Y por eso, creo también que el debate Monarquía/República en la España nuestra de estos tiempos no se debe plantear ni en términos meramente conceptuales, ni ideológicos, ni sentimentales, sino en términos políticos e históricos, de historia reciente.

Y la historia reciente nos dice que la Monarquía parlamentaria, la democracia social y la autonomía y solidaridad entre los territorios ha sido la fórmula que permitió el acuerdo constitucional. Por eso está plasmado en el Título Preliminar de la Constitución, cuya reforma (por el procedimiento agravado del artículo 168) requiere tantas garantías porque sería tanto como poner en cuestión los acuerdos políticos primordiales en que descansa nuestra convivencia.

Dicho esto, sostengo que Felipe VI está bastante a la altura de su función constitucional, que es esencialmente simbólica, representativa y moderadora. Probablemente porque está mucho más ahormado personalmente -y educado para su oficio- por la Reina Sofía que por Juan Carlos.

Y que estos días ha tratado de poner a la Corona al socaire de los trapicheos de su progenitor, ebrio de impunidad durante tantos años.

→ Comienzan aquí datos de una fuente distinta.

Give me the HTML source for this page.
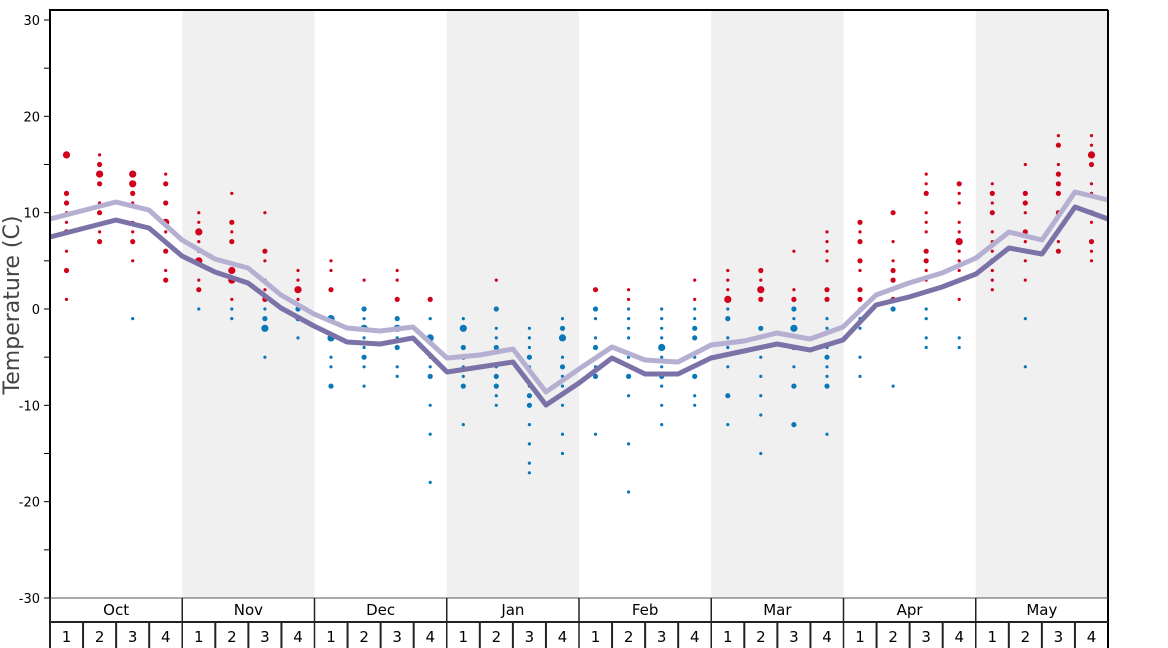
<!DOCTYPE html>
<html><head><meta charset="utf-8"><style>
body{margin:0;background:#fff;}
svg{display:block;font-family:"DejaVu Sans","Liberation Sans",sans-serif;}
</style></head><body>
<svg id="s" width="1168" height="648" xmlns="http://www.w3.org/2000/svg"></svg>
<script>
const s=document.getElementById('s');
let h='';
const X0=50,X1=1108,W=(X1-X0)/32;
const Y=t=>309-t*9.633;
[1,3,5,7].forEach(m=>{h+=`<rect x="${X0+m*4*W}" y="10" width="${4*W}" height="588" fill="#f0f0f0"/>`;});
const D=[
"16L 12M 11M 10 9 8M 6 4M 1",
"16 15M 14L 13M 11 10M 8 7M",
"14L 13L 12M 11 9 8 7M 5 -1",
"14 13M 11M 9L 8 7 6M 4 3M",
"10 9 8L 7 6 5L 3 2M 0",
"12 9M 8 7M 4L 3L 1 0 -1",
"10 6M 5 3 2 1M 0 -1M -2L -5",
"4 3 2L 1 0M -1M -3",
"5 4 2M -1L -3L -5 -6 -8M",
"3 0M -1 -2L -3 -4 -5M -6 -8",
"4 3 1M -1M -2L -3 -4M -6 -7",
"1M -1 -3L -5 -6 -7M -10 -13 -18",
"-1 -2L -4M -5M -6 -7 -8M -12",
"3 0M -2 -3 -4M -6 -7M -8M -9 -10",
"-2 -3 -4 -5M -6 -8 -9M -10M -12 -14 -16 -17",
"-1 -2M -3L -5 -6M -7 -8 -10 -13 -15",
"2M 0M -1 -3 -4M -5 -6 -7M -13",
"2 1 0 -1 -2 -3 -5 -7M -9 -14 -19",
"0 -1 -2 -3 -4L -5 -6 -7M -8 -10 -12",
"3 1 0 -1 -2M -3M -5 -6 -7M -9 -10",
"4 3 2 1L 0 -1M -3 -4 -6 -9M -12",
"4M 3 2L 1M -2M -4 -5 -7 -9 -11 -15",
"6 2 1M 0M -1 -2L -4M -6 -8M -12M",
"8 7 6 5 2M 1M -1 -2 -4 -5M -6 -7 -8M -13",
"9M 8 7M 5M 4 2M 1M 0 -1 -2 -5 -7",
"10M 7 5 4M 3M 2 1M 0M -8",
"14 13 12M 10 9 8 6M 5M 4 3 0 -1 -3 -4",
"13M 12 11 9 8 7L 6 5 4 3 1 -3 -4",
"13 12M 11 10M 8 7 6 5M 4 3 2",
"15 12M 11M 10 8M 7 6 5 3 -1 -6",
"18 17M 15 14M 13M 12M 10M 7 6M",
"18 17 16L 15M 13 12 10M 9 7M 6 5"];
D.forEach((c,i)=>{const x=X0+W*(i+.5);c.split(' ').forEach(v=>{let sz=v.slice(-1),r=1.6;if(sz=='L'){r=3.6;v=v.slice(0,-1);}else if(sz=='M'){r=2.6;v=v.slice(0,-1);}
const t=+v;h+=`<circle cx="${x.toFixed(1)}" cy="${Y(t).toFixed(1)}" r="${r}" fill="${t>0?'#d0021b':'#0a77b8'}"/>`;});});
const L="50,219 116,202 149,210 182,240 215,259 248,268 281,295 314,314 347,328 380,331 413,327 447,358 480,355 513,349 546,392 579,369 612,347 645,360 678,362 711,345 744,341 777,333 810,339 843,327 876,295 909,283 942,273 976,258 1009,232 1042,240 1075,192 1108,200";
const Dk="50,237 116,220 149,228 182,256 215,272 248,283 281,308 314,326 347,342 380,344 413,338 447,372 480,367 513,362 546,405 579,383 612,358 645,374 678,374 711,358 744,351 777,344 810,350 843,340 876,305 909,297 942,287 976,274 1009,248 1042,254 1075,207 1108,219";
h+=`<polyline points="${L}" fill="none" stroke="#b5b0d1" stroke-width="5" stroke-linejoin="round"/>`;
h+=`<polyline points="${Dk}" fill="none" stroke="#7b72a8" stroke-width="5" stroke-linejoin="round"/>`;
h+=`<line x1="50" y1="10" x2="1108" y2="10" stroke="#000" stroke-width="2"/>`;
h+=`<line x1="1108" y1="10" x2="1108" y2="648" stroke="#000" stroke-width="2"/>`;
h+=`<line x1="50" y1="9" x2="50" y2="648" stroke="#000" stroke-width="2"/>`;
for(let t=-30;t<=30;t+=5){const y=Y(t);h+=`<line x1="44" y1="${y}" x2="50" y2="${y}" stroke="#000"/>`;
if(t%10==0)h+=`<text x="40" y="${y+5}" font-size="13" text-anchor="end" fill="#000">${t}</text>`;}
h+=`<text transform="translate(19,305) rotate(-90)" font-size="22" text-anchor="middle" fill="#444">Temperature (C)</text>`;
h+=`<line x1="50" y1="598" x2="1108" y2="598" stroke="#555" stroke-width="1"/>`;
h+=`<line x1="50" y1="622" x2="1108" y2="622" stroke="#222" stroke-width="2"/>`;
const M=['Oct','Nov','Dec','Jan','Feb','Mar','Apr','May'];
M.forEach((m,i)=>{const x=X0+i*4*W;h+=`<line x1="${x}" y1="598" x2="${x}" y2="648" stroke="#222" stroke-width="${i?1.5:2}"/>`;
h+=`<text x="${x+2*W}" y="615" font-size="15" text-anchor="middle">${m}</text>`;
for(let k=0;k<4;k++){const wx=x+k*W;if(k)h+=`<line x1="${wx}" y1="622" x2="${wx}" y2="648" stroke="#222" stroke-width="2"/>`;
h+=`<text x="${wx+W/2}" y="642" font-size="15" text-anchor="middle">${k+1}</text>`;}});
s.innerHTML=h;
</script>
</body></html>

A mí me parece evidente que los gestos de mayo pasado -más simbólicos que de valor jurídico- debió anunciarlos entonces y no ahora; porque a muchos españoles y españolas , como a mí, nos quedará la duda de que nunca se habrían conocido si, ahora o en el futuro, no se hubieran hecho públicas las andanzas del Rey emérito.

Es como si se hubiera puesto una vacuna solo para el caso de que trascendieran a la opinión pública las comisiones, regalos y evasiones fiscales del viejo monarca. Y si no, nunca se hubieran dado a conocer ni el gesto de renunciar a la herencia de su padre (jurídicamente irrelevante antes del fallecimiento del testador) ni el de cortarle la asignación económica con cargo al Presupuesto, lo que -a la vista de los “negocios” en que ha estado metido- tiene también un carácter simbólico.

Por eso, el camino aconsejable y el debate que debería abrirse aquí y ahora no es otra vez el de Monarquía o República, sino el de perfeccionar nuestra forma de gobierno acabando con la patente de corso del jefe del Estado.

Porque podría permitir un nuevo consenso, al mejorar la regulación constitucional de la monarquía haciéndola aún más “republicana”. Y sería el mejor servicio que podríamos todos hacer a la Constitución. Y, los monárquicos, a la continuidad de la Corona.